WITH Independence Day approaching, the realisation dawns that the pain and pangs of Partition somehow refuse to quit the Punjabi psyche. Those who actually lived the trauma at a personal level are no more or are in the autumn of their lives.

Lingering pain of Partition


Anirudh Dhanda

WITH Independence Day approaching, the realisation dawns that the pain and pangs of Partition somehow refuse to quit the Punjabi psyche. Those who actually lived the trauma at a personal level are no more or are in the autumn of their lives. Yet the stories of real life strife narrated are too deep to die with them. It was not just about the division of land, migration and movement of families, but had more to it.

Unfathomable fear gnawed at them. Disbelief with which they viewed others just because of the new-found differences in faith was incomprehensible. The pain was not only because of the loss of lives. It was more because of having been separated from each other. The close bonds that one had forged, irrespective of faith, were lost. There were no differences because of religion, yet they fought and killed for it. There were people driven by barbaric instinct and there were the meek sufferers. Men acted sometimes out of revenge and mostly out of fear of each other. The avengers avenged their own to later burn forever in the fire of guilt. 

The history and depth of this tragedy is in the literature. No scholarly work can outweigh the bleeding of the heart. There comes Manto with Toba Tek Singh, the symbol of trauma of a man in limbo. Amrita Pritam’s poem on the riots where she invokes Waris Shah, lamenting the anguish of daughters of Punjab, has been one of her most poignant and oft-quoted writing. Faiz’s Subah-e-Azadi is another example. And then scores of stories including Krishan Chander’s Peshawar Express, Khushwant Singh’s Train to Pakistan and Gadria by Ashfaq Ahmed. Most literature of the post-Partition era is of lamentation, or genuine grief. Memories of Partition seen through live accounts and sensitive fiction, born out of the same agony, are alive even among the third generation and yet no answers are available to them.

Turning a refugee in your own newfound countries formed a web of human suffering that can find no rationale.
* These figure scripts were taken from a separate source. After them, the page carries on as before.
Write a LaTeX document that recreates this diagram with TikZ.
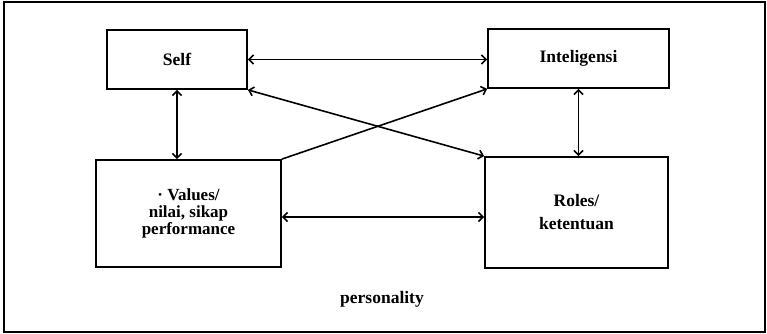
\documentclass[tikz,border=0pt]{standalone}
\usepackage{fontspec}
\setmainfont{Liberation Serif}
\usetikzlibrary{arrows.meta}
\begin{document}
\begin{tikzpicture}[x=1pt,y=-1pt,
  box/.style={draw, line width=1.8pt, rectangle, inner sep=0pt, align=center},
  lbl/.style={font=\bfseries\fontsize{17.5}{18}\selectfont},
  link/.style={line width=1.6pt, {Straight Barb[length=4.5pt,width=9pt]}-{Straight Barb[length=4.5pt,width=9pt]}},
  onelink/.style={line width=1.6pt, -{Straight Barb[length=4.5pt,width=9pt]}},
  frame/.style={draw, line width=1.2pt}
]
\useasboundingbox (0,0) rectangle (767,334);
\draw[frame] (4,2) rectangle (765,332);

\node[box, lbl, minimum width=140pt, minimum height=59pt] (self) at (177,59.5) {Self};
\node[box, lbl, minimum width=181pt, minimum height=59pt] (intel) at (578.5,58.5) {Inteligensi};
\node[box, minimum width=185pt, minimum height=107pt, font=\bfseries\fontsize{17}{17}\selectfont] (values) at (188.5,213.5) {· Values/\\nilai, sikap\\performance};
\node[box, minimum width=183pt, minimum height=111pt, font=\bfseries\fontsize{17.5}{23}\selectfont] (roles) at (576.5,212.5) {Roles/\\ketentuan};
\node[lbl] (pers) at (382,299) {personality};

\draw[link] (self.east) -- (self.east -| intel.west);
\draw[link] (self.south) -- (self.south |- values.north);
\draw[link] (intel.south) -- (intel.south |- roles.north);
\draw[link] ([yshift=-3.5pt]values.east) -- ([yshift=-3.5pt]values.east -| roles.west);
\draw[link] (self.south east) -- (roles.north west);
\draw[onelink] (values.north east) -- (intel.south west);
\end{tikzpicture}
\end{document}
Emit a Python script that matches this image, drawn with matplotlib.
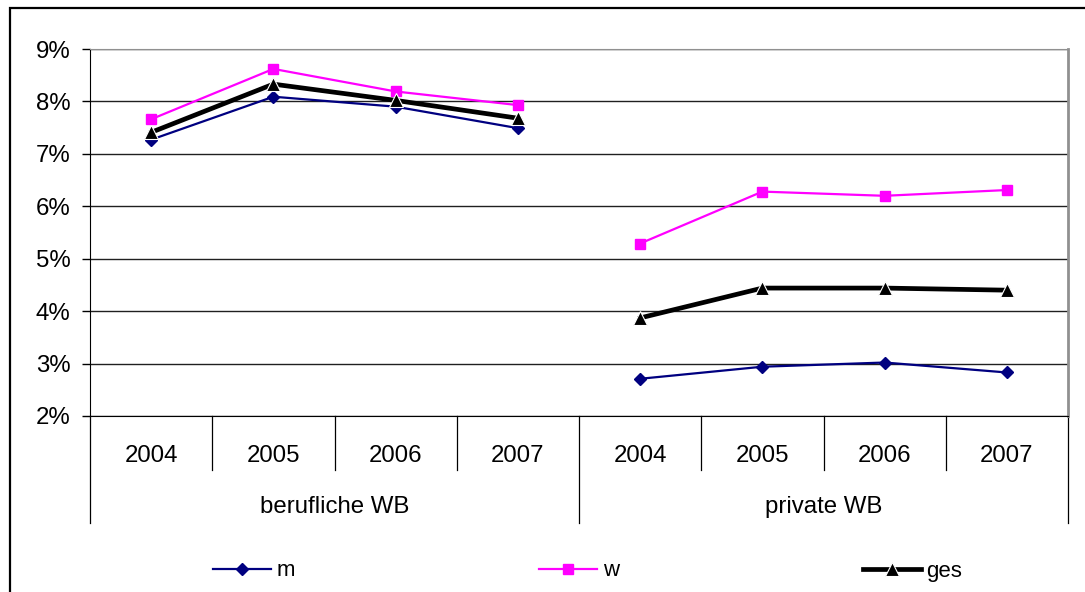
import matplotlib
matplotlib.use("Agg")
import matplotlib.pyplot as plt
from matplotlib.patches import Rectangle
from matplotlib.ticker import FuncFormatter

plt.rcParams["font.family"] = ["Liberation Sans", "DejaVu Sans"]

# data: share in percent, per type of further training and year
groups = ["berufliche WB", "private WB"]
years = ["2004", "2005", "2006", "2007"]
m_beruf = [7.27, 8.09, 7.90, 7.49]
w_beruf = [7.66, 8.62, 8.19, 7.93]
ges_beruf = [7.41, 8.33, 8.02, 7.68]
m_priv = [2.71, 2.94, 3.02, 2.83]
w_priv = [5.29, 6.28, 6.20, 6.31]
ges_priv = [3.87, 4.44, 4.44, 4.40]

_NAVY = "#000080"
_MAGENTA = "#ff00ff"
_BLACK = "#000000"
_FS = 17.3
_FS_LEG = 16

fig = plt.figure(figsize=(10.85, 5.92), dpi=100, facecolor="white")
ax = fig.add_axes([90 / 1085, 176 / 592, 978 / 1085, 367 / 592])

n_years = len(years)
styles = [
    ("m", (m_beruf, m_priv), dict(color=_NAVY, lw=1.6, marker="D", ms=6.2,
                                  mec=_NAVY)),
    ("w", (w_beruf, w_priv), dict(color=_MAGENTA, lw=1.6, marker="s", ms=7.2,
                                  mec=_MAGENTA)),
    ("ges", (ges_beruf, ges_priv), dict(color=_BLACK, lw=3.4, marker="^", ms=9.5,
                                        mec="white", mew=0.8)),
]

handles = []
for label, series, kw in styles:
    for gi, vals in enumerate(series):
        xs = [gi * n_years + i + 0.5 for i in range(n_years)]
        line, = ax.plot(xs, vals, label=label if gi == 0 else None,
                        zorder=3, clip_on=False, **kw)
        if gi == 0:
            handles.append(line)

ax.set_xlim(0, len(groups) * n_years)
ax.set_ylim(2, 9)
ax.set_yticks(range(2, 10))
ax.yaxis.set_major_formatter(FuncFormatter(lambda v, _: f"{v:.0f}%"))
ax.tick_params(axis="y", direction="out", length=6, width=1, pad=8,
               labelsize=_FS, colors=_BLACK)
ax.set_xticks([])
ax.grid(axis="y", color="#202020", linewidth=1.0, zorder=0)
ax.set_axisbelow(True)
ax.spines["left"].set_color(_BLACK)
ax.spines["bottom"].set_color(_BLACK)
ax.spines["top"].set_color("#909090")
ax.spines["right"].set_color("#909090")
ax.spines["right"].set_linewidth(2)

# two-level category axis below the plot area
xt = ax.get_xaxis_transform()
for k in range(len(groups) * n_years + 1):
    depth = -0.292 if k % n_years == 0 else -0.147
    ax.plot([k, k], [0, depth], color=_BLACK, lw=0.9, transform=xt,
            clip_on=False)
for gi, g in enumerate(groups):
    for i, y in enumerate(years):
        ax.text(gi * n_years + i + 0.5, -0.108, y, transform=xt,
                ha="center", va="center", fontsize=_FS)
    ax.text(gi * n_years + n_years / 2, -0.248, g, transform=xt,
            ha="center", va="center", fontsize=_FS)

fig.legend(handles=handles, loc="center left",
           bbox_to_anchor=(213 / 1085, 21 / 592), ncol=3, frameon=False,
           fontsize=_FS_LEG, handlelength=2.6, handletextpad=0.25,
           columnspacing=11.0, borderpad=0, borderaxespad=0)

# outer chart frame
fig.patches.append(Rectangle((10 / 1085, -0.05), 1.0, (584 / 592) + 0.05,
                             transform=fig.transFigure, fill=False,
                             edgecolor=_BLACK, linewidth=1.6))

fig.savefig("out.png", dpi=100, facecolor="white")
Even after seven decades of Partition, it is difficult to comprehend and grasp the trauma in its full essence. ‘May be it is for this reason that the writers are still obsessed with this theme, but hardly any writer has contemplated the reunification of Punjab,’ pondered Amarjit Chandan.

There have been instances of men as participants in the madness and carrying the weight of guilt all their lives and then confessing to somehow breathing freely. To quote Chandan, ‘It took Anwar Shaikh 50 years to write his confession about the murder of a Sikh man and his son he had committed in Lahore. Giani Hari Singh’s account of Muslims in Hoshiarpur district forcibly converted to the Sikh faith and then murdered leaves much more impact than the story Shaheed (The Martyrs) written on the same event by his writer-son Gulzar Singh Sandhu.’